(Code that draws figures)
-----
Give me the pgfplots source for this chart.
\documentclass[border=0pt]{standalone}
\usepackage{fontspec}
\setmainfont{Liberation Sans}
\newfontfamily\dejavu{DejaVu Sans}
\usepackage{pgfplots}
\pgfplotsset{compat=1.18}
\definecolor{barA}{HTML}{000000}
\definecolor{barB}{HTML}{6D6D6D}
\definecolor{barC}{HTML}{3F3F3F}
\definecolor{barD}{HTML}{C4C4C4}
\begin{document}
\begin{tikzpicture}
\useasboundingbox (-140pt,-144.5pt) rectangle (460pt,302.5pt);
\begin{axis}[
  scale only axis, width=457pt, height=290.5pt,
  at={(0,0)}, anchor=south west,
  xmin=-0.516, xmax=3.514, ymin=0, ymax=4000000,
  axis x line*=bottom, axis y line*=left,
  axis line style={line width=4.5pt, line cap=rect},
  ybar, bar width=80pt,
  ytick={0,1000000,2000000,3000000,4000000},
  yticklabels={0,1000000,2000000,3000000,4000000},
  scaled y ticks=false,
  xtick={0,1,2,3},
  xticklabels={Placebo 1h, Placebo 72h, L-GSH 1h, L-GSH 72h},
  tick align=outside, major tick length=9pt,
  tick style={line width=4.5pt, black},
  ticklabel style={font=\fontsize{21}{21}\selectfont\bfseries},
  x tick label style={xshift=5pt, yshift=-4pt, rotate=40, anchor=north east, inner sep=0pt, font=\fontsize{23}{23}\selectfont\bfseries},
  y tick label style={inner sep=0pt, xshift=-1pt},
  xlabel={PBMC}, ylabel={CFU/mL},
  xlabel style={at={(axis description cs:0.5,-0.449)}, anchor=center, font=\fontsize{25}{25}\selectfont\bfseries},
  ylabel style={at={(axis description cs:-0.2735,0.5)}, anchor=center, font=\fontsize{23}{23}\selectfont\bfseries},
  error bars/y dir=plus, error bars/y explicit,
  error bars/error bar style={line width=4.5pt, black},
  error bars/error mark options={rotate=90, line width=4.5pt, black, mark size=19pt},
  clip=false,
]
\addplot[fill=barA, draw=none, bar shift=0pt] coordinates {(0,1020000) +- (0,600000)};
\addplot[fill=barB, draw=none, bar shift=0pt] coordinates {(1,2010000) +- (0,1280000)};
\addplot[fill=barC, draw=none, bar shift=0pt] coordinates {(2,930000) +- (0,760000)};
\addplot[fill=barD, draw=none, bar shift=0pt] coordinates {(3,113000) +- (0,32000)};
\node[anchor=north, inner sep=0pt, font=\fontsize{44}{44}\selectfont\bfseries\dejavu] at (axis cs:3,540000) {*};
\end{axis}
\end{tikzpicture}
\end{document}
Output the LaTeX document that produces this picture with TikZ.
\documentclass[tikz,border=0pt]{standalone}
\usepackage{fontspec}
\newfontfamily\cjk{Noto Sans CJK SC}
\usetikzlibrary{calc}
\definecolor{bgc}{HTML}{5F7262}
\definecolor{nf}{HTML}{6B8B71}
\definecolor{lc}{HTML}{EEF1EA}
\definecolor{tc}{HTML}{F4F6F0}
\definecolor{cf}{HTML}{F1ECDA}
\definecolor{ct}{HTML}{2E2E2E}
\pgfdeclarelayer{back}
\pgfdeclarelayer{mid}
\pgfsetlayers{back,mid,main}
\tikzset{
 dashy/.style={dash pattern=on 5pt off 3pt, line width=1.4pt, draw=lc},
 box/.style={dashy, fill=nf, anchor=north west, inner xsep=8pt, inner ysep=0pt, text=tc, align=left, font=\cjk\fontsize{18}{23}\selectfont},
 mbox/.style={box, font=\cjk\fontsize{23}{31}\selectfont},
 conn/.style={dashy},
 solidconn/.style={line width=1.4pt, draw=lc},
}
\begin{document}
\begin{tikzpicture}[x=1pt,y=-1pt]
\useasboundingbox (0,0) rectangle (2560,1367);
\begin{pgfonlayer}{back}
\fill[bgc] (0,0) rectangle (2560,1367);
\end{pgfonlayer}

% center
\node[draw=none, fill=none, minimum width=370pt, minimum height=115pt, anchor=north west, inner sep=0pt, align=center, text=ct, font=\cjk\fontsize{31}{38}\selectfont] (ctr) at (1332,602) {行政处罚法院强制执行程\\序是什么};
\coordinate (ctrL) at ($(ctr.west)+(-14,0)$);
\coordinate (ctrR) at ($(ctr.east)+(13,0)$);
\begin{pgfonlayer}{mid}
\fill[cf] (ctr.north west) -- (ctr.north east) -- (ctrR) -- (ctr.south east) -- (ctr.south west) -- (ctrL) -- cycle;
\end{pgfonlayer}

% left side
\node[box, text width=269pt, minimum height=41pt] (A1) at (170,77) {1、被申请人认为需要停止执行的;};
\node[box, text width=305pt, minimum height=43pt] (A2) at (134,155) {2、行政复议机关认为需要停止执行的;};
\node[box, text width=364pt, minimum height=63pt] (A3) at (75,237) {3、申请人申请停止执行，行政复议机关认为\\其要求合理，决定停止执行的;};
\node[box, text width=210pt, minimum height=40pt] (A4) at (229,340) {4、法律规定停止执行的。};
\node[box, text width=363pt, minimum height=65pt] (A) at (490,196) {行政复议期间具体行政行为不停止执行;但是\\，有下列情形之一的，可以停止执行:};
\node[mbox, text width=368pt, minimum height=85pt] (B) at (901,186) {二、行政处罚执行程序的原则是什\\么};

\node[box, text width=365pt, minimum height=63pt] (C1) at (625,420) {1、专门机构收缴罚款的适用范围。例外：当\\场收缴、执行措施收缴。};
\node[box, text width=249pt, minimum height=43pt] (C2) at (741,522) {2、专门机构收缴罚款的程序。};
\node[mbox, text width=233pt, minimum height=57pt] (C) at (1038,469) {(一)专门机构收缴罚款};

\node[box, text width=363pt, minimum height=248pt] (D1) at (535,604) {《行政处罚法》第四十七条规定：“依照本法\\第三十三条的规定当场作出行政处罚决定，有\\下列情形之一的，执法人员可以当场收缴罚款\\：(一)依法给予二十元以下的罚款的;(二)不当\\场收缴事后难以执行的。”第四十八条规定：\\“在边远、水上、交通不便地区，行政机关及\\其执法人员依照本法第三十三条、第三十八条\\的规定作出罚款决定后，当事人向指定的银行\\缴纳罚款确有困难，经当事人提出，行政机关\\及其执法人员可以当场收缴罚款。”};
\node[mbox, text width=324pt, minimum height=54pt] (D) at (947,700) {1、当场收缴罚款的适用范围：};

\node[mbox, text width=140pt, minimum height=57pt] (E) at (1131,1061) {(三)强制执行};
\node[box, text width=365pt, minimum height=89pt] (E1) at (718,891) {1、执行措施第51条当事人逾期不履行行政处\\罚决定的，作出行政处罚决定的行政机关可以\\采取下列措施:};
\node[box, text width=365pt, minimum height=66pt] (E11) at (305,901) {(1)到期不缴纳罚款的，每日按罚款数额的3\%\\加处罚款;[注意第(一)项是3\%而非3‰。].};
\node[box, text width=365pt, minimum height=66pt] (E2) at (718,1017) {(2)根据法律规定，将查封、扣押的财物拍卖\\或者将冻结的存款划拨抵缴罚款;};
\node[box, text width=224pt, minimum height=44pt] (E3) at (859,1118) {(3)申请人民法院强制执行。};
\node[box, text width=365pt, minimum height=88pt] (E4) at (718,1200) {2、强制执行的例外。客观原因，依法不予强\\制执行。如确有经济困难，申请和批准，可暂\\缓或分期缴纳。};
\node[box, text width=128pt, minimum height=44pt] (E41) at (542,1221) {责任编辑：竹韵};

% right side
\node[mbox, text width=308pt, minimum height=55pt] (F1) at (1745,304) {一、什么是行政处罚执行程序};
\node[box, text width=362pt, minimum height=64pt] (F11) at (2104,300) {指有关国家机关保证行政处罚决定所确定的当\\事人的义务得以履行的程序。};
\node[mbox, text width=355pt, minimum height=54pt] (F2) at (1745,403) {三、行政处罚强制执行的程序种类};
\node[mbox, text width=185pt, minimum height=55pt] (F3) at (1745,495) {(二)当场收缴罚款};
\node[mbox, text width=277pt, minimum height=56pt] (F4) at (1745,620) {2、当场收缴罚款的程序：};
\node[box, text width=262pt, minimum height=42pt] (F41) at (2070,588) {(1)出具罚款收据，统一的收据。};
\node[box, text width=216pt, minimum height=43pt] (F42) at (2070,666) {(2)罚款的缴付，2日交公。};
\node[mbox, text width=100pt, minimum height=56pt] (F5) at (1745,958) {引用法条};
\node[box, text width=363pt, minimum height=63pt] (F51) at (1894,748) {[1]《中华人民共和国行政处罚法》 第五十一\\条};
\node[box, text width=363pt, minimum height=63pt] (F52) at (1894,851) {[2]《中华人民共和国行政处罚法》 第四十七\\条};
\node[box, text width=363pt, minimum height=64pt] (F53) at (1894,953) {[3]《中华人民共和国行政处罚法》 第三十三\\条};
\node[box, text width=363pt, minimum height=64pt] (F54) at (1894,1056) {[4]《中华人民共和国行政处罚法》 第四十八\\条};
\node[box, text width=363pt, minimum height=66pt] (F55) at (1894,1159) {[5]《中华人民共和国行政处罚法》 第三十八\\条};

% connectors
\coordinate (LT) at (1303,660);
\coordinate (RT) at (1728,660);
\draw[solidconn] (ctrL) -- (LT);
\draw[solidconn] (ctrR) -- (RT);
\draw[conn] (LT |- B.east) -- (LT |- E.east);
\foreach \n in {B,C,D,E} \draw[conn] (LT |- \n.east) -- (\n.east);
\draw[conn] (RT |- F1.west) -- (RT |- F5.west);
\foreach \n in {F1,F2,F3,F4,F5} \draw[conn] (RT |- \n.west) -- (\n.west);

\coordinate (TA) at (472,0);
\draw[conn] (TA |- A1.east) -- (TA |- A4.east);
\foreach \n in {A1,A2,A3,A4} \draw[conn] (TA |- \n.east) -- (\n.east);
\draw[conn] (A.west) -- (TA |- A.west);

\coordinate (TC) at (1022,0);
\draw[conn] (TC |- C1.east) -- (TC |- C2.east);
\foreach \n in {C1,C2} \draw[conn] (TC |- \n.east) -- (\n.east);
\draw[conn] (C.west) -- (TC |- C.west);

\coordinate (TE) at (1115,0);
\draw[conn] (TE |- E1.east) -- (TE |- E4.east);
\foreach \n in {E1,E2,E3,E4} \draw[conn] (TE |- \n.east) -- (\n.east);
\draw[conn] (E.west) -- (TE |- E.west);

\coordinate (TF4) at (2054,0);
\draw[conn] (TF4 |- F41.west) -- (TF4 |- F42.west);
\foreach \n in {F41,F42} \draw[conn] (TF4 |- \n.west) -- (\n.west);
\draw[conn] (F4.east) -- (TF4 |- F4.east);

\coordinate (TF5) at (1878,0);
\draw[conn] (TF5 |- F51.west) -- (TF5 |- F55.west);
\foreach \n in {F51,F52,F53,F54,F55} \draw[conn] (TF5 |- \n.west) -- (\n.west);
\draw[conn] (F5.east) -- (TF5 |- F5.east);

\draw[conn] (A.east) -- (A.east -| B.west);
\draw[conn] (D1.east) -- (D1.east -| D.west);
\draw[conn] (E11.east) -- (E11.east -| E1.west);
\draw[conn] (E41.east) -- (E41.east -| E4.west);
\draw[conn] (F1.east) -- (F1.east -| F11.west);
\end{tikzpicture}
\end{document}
-----
Give back exactly the lines from the line that has "Output the LaTeX" to the line that has "text width=368pt, minimum", both included, and leave out all others.

**Task response**
Output the LaTeX document that produces this picture with TikZ.
\documentclass[tikz,border=0pt]{standalone}
\usepackage{fontspec}
\newfontfamily\cjk{Noto Sans CJK SC}
\usetikzlibrary{calc}
\definecolor{bgc}{HTML}{5F7262}
\definecolor{nf}{HTML}{6B8B71}
\definecolor{lc}{HTML}{EEF1EA}
\definecolor{tc}{HTML}{F4F6F0}
\definecolor{cf}{HTML}{F1ECDA}
\definecolor{ct}{HTML}{2E2E2E}
\pgfdeclarelayer{back}
\pgfdeclarelayer{mid}
\pgfsetlayers{back,mid,main}
\tikzset{
 dashy/.style={dash pattern=on 5pt off 3pt, line width=1.4pt, draw=lc},
 box/.style={dashy, fill=nf, anchor=north west, inner xsep=8pt, inner ysep=0pt, text=tc, align=left, font=\cjk\fontsize{18}{23}\selectfont},
 mbox/.style={box, font=\cjk\fontsize{23}{31}\selectfont},
 conn/.style={dashy},
 solidconn/.style={line width=1.4pt, draw=lc},
}
\begin{document}
\begin{tikzpicture}[x=1pt,y=-1pt]
\useasboundingbox (0,0) rectangle (2560,1367);
\begin{pgfonlayer}{back}
\fill[bgc] (0,0) rectangle (2560,1367);
\end{pgfonlayer}

% center
\node[draw=none, fill=none, minimum width=370pt, minimum height=115pt, anchor=north west, inner sep=0pt, align=center, text=ct, font=\cjk\fontsize{31}{38}\selectfont] (ctr) at (1332,602) {行政处罚法院强制执行程\\序是什么};
\coordinate (ctrL) at ($(ctr.west)+(-14,0)$);
\coordinate (ctrR) at ($(ctr.east)+(13,0)$);
\begin{pgfonlayer}{mid}
\fill[cf] (ctr.north west) -- (ctr.north east) -- (ctrR) -- (ctr.south east) -- (ctr.south west) -- (ctrL) -- cycle;
\end{pgfonlayer}

% left side
\node[box, text width=269pt, minimum height=41pt] (A1) at (170,77) {1、被申请人认为需要停止执行的;};
\node[box, text width=305pt, minimum height=43pt] (A2) at (134,155) {2、行政复议机关认为需要停止执行的;};
\node[box, text width=364pt, minimum height=63pt] (A3) at (75,237) {3、申请人申请停止执行，行政复议机关认为\\其要求合理，决定停止执行的;};
\node[box, text width=210pt, minimum height=40pt] (A4) at (229,340) {4、法律规定停止执行的。};
\node[box, text width=363pt, minimum height=65pt] (A) at (490,196) {行政复议期间具体行政行为不停止执行;但是\\，有下列情形之一的，可以停止执行:};
\node[mbox, text width=368pt, minimum height=85pt] (B) at (901,186) {二、行政处罚执行程序的原则是什\\么};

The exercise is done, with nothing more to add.